The provision of global public goods (GPG)—such as mitigating climate change, fighting tax avoidance, or preserving and extending fair rules-based international trade—is even more important for Africa than for other parts of the world. And yet, Africa could be sidelined from the decisionmaking process for the foreseeable future in a global governance system dominated by the G-2 (the United States and China) or the G-3 (should the European Union succeed in acting cohesively).

Mitigating climate change. A prime example of a GPG in which Africa has an outsized stake is climate protection given the region’s high exposure to climate change. In fact, according to the Intergovernmental Panel on Climate Change, given Africa’s geographic position, high dependence on ecosystem goods and services, and weak adaptation capacity, no continent is more vulnerable to the effects of climate change that come with worsening drought conditions, increased water stress, and sea level rise. (For more on the impacts of climate change on Africa, see Chapter 4.)

A world in which the rules of the game are essentially made by the superpowers alone, either globally or within their own spheres of influence, is not in Africa’s interest.

Protecting corporate tax bases.
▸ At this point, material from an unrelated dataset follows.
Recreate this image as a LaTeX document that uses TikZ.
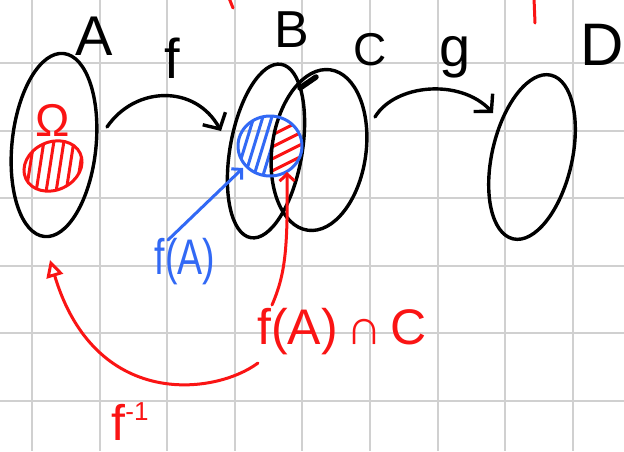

Given Africa’s challenge with domestic resource mobilization, another important example of a GPG for the region is the protection of corporate tax bases—in other words, preventing large corporations from shifting their accounting profits to the countries with the lowest tax rates. This issue is particularly important for Africa, where corporate taxes are a substantial fraction of total government revenue. Some progress has recently been made on this front under the OECD/G-20 Inclusive Framework on Base Erosion and Profit Shifting. The OECD-sponsored work has expanded to the issue of fair taxation of digital platforms, and is now trying to unify various proposals with the aim of reaching international rules focused on an agreed definition of a country’s tax base as well as a global floor to national tax rates. The issues involved remain contested: Progress has been made on tax evasion through the automatic exchange of information between countries, but steps to reduce legal tax avoidance are still being discussed. It is good that many African countries are participating in the work of the OECD/G-20 to make sure the region’s interests are well represented.
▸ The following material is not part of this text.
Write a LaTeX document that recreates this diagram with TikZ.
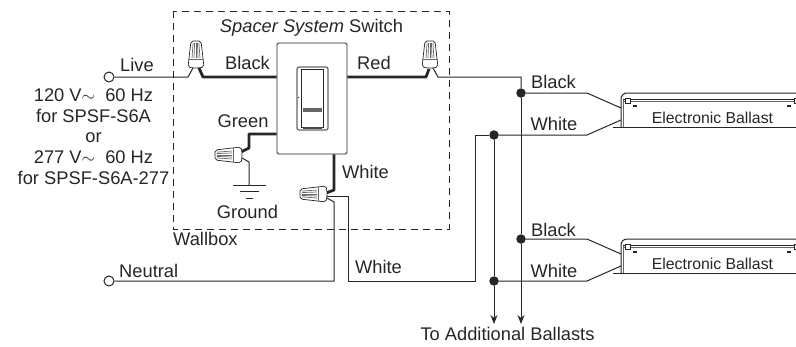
\documentclass[tikz,border=0pt]{standalone}
\usepackage{fontspec}
\setmainfont{Liberation Sans}
\usetikzlibrary{arrows.meta}
\colorlet{ink}{black!85}
\tikzset{
  lbl/.style={inner sep=0pt,anchor=base,text=ink,font=\fontsize{18.3}{20.7}\selectfont},
  smalllbl/.style={lbl,font=\fontsize{15.8}{18}\selectfont},
  wire/.style={draw=ink,line width=1pt,line join=miter},
  thickwire/.style={draw=ink,line width=2.8pt,line join=round},
  terminal/.style={circle,draw=ink,fill=white,line width=1pt,minimum size=10pt,inner sep=0pt},
  junction/.style={circle,fill=ink,minimum size=9.5pt,inner sep=0pt},
}
\begin{document}
\begin{tikzpicture}[x=1pt,y=-1pt]
    \useasboundingbox (0,0) rectangle (796,346);

    % Wallbox
    \draw[ink,line width=.9pt,dash pattern=on 7pt off 5pt] (173,11) rectangle (449,229);

    % Puntos de conexion
    \node[terminal] (live) at (109,77) {};
    \node[terminal] (neutral) at (109,281) {};
    \node[junction] (jblackA) at (521,93) {};
    \node[junction] (jblackB) at (521,239) {};
    \node[junction] (jwhiteA) at (494,135) {};
    \node[junction] (jwhiteB) at (494,281) {};
    \coordinate (endL) at (494,324);
    \coordinate (endR) at (521,324);

    % Placa del interruptor
    \node[draw=ink,line width=.8pt,rounded corners=1.5pt,minimum width=70pt,minimum height=111pt,inner sep=0pt] (plate) at (312,98.5) {};
    \draw[ink!70,line width=1.2pt,rounded corners=2pt] (297,67) rectangle (328,130);
    \draw[ink,line width=.5pt] (301,69) rectangle (323,127);
    \fill[ink!70] (303,108) rectangle (322,112);
    \fill[ink!85] (303,126.5) rectangle (322,129);
    \fill[ink] (298.5,97.5) circle (.7pt);

    % Cables gruesos
    \draw[thickwire] (plate.west |- live) -- (203,77) -- (199,68);
    \draw[thickwire] (plate.east |- live) -- (426,77) -- (429,69);
    \draw[thickwire] (plate.west |- 0,134) -- (249,134) -- (249,148) -- (241,152);
    \draw[thickwire] (plate.south -| 334,0) -- (334,190) -- (326,193);

    % Cables finos
    \draw[wire] (live) -- (188,77) -- (193,68);
    \draw[wire] (433,68) -- (438,77) -- (521,77) -- (jblackA);
    \draw[wire] (jblackA) -- (jblackB);
    \draw[wire] (242,158) -- (249,162) -- (249,185);
    \draw[wire] (neutral) -- (334,281) -- (334,202) -- (327,198);
    \draw[wire] (327,196) -- (348,196) -- (348,281) -- (475,281) -- (475,135) -- (jwhiteA);
    \draw[wire] (jwhiteA) -- (jwhiteB);
    \draw[wire,-{Stealth[length=9pt,width=7pt]}] (jblackB) -- (endR);
    \draw[wire,-{Stealth[length=9pt,width=7pt]}] (jwhiteB) -- (endL);

    % Tierra
    \draw[ink,line width=1pt] (233,185) -- (266,185) (240,191.5) -- (259,191.5) (246,198) -- (253,198);

    % Capuchones
    \foreach \x/\y/\r in {196/68/0,430/68/0,242/155/90,327/194/90}
    {
        \begin{scope}[shift={(\x,\y)},rotate=\r]
            \filldraw[draw=ink,fill=white,line width=.7pt,rounded corners=2pt] (-3,0) -- (-8,-1) -- (-5,-27) -- (5,-27) -- (8,-1) -- (3,0) -- cycle;
            \foreach \k in {-3.2,-1.6,0,1.6,3.2}
                \draw[ink!70,line width=.7pt] (\k*1.25,-10) -- (\k*.9,-25);
            \draw[ink!70,line width=.5pt] (-7,-9) -- (7,-9);
        \end{scope}
    }

    % Balastos
    \foreach \n/\d in {A/0,B/146}
    {
        \begin{scope}[yshift=-\d pt]
            \draw[ink,line width=1pt] (613,127) -- (796,127);
            \draw[ink,line width=1pt,rounded corners=6pt] (621,127) -- (621,93) -- (800,93);
            \draw[ink!70,line width=.7pt] (623.5,127) -- (623.5,100);
            \draw[ink,line width=.7pt] (623,99) -- (796,99);
            \draw[ink!70,line width=.7pt] (623,101.5) -- (796,101.5);
            \filldraw[draw=ink,fill=white,line width=.6pt] (625,98) rectangle (630,103);
            \filldraw[draw=ink,fill=white,line width=.6pt] (794,98) rectangle (799,103);
            \fill[ink] (633,105) rectangle (637,106.5);
            \fill[ink] (787,105) rectangle (791,106.5);
            \node[smalllbl] (ballast\n) at (712.5,123) {Electronic Ballast};
            \coordinate (bendK\n) at (587,93);
            \coordinate (bendW\n) at (587,135);
            \coordinate (inK\n) at (621,108);
            \coordinate (inW\n) at (621,120);
        \end{scope}
    }
    \draw[wire] (jblackA) -- (bendKA) -- (inKA);
    \draw[wire] (jblackB) -- (bendKB) -- (inKB);
    \draw[wire] (jwhiteA) -- (bendWA) -- (inWA);
    \draw[wire] (jwhiteB) -- (bendWB) -- (inWB);

    % Textos
    \node[lbl] (title) at (311.5,32) {\textit{Spacer System} Switch};
    \node[lbl] (lblack) at (247.5,69) {Black};
    \node[lbl] (lred) at (374,69) {Red};
    \node[lbl] (lgreen) at (243,127) {Green};
    \node[lbl] (lwhite) at (365.5,178) {White};
    \node[lbl] (lground) at (247.5,218) {Ground};
    \node[lbl,anchor=base west] (lwallbox) at (173,245) {Wallbox};
    \node[lbl,anchor=base west] (llive) at (120,71) {Live};
    \node[lbl,anchor=base west] (lneutral) at (119,277) {Neutral};
    \node[lbl] (lwhitebox) at (378.5,273) {White};
    \node[lbl] (lblackA) at (553.5,88) {Black};
    \node[lbl] (lwhiteA) at (554,130) {White};
    \node[lbl] (lblackB) at (553.5,236) {Black};
    \node[lbl] (lwhiteB) at (554,277) {White};
    \node[lbl] (lmore) at (507.5,340) {To Additional Ballasts};
    \node[lbl] (v1) at (93.5,101) {120 V$\sim$\ \ 60 Hz};
    \node[lbl] (v2) at (93.5,122) {for SPSF-S6A};
    \node[lbl] (v3) at (93.5,142) {or};
    \node[lbl] (v4) at (93.5,163.5) {277 V$\sim$\ \ 60 Hz};
    \node[lbl] (v5) at (93.5,184) {for SPSF-S6A-277};
\end{tikzpicture}
\end{document}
Ensuring a fair and stable system for international trade. As many African countries are small, trade-dependent economies where export-led strategies are necessary for economic success, a fair and stable system of rules governing international trade is a third example of a GPG vital for Africa. Sidelining the World Trade Organization would not be in the interest of African countries. In these as well as other domains of global governance, Africa’s mostly small nation-states have a great interest in a rules-based multilateralism rather than an international order based on ad hoc “deal-making,” where the very large players can exert their weight in each case.

The way forward

In the past, the least developed countries—including most African nations—were able to secure some special consideration in the domains of trade (“equal but differentiated treatment”) and climate (special treatment in the Kyoto protocol), owing to their low income levels. This principle should continue to be applied during the coming decade.

However, going forward, Africa’s losses because of tax avoidance or global warming threaten to dwarf the gains it may receive through the traditional special treatment regime. Full participation in the rule-making process is thus the first global governance-oriented objective that African nations should pursue.

Africa’s mostly small nation-states have a great interest in a rules-based multilateralism rather than an international order based on ad hoc “deal-making,” where the very large players can exert their weight in each case.

A related specific objective for African countries should be to argue for the introduction of a population variable in the calculation of voting weights where weighted voting applies, such as in the governance of the Bretton Woods institutions.

True, it would be unrealistic and unjustified for population to be the main determinant of voting weights in international institutions. There is no global democracy, nation-states are still the legitimate constituent units of the global system, and voting weights should reflect nations’ capacity and willingness to contribute resources to the provision of global public goods. But population should not be excluded altogether. The basis of global governance has always included a partial recognition of the democratic principle of “one person, one vote,” as is evident from the beginning of the Charter of the United Nations: “We the People…” This principle should translate into at least a modest role for population in calculating governance weights.

A world in which the rules of the game are essentially made by the superpowers alone, either globally or within their own spheres of influence, is not in Africa’s interest. For Africa to be able to lend its support to the kind of multilateralism from which it will benefit, African nations will have to take further steps in uniting their voices toward this common goal.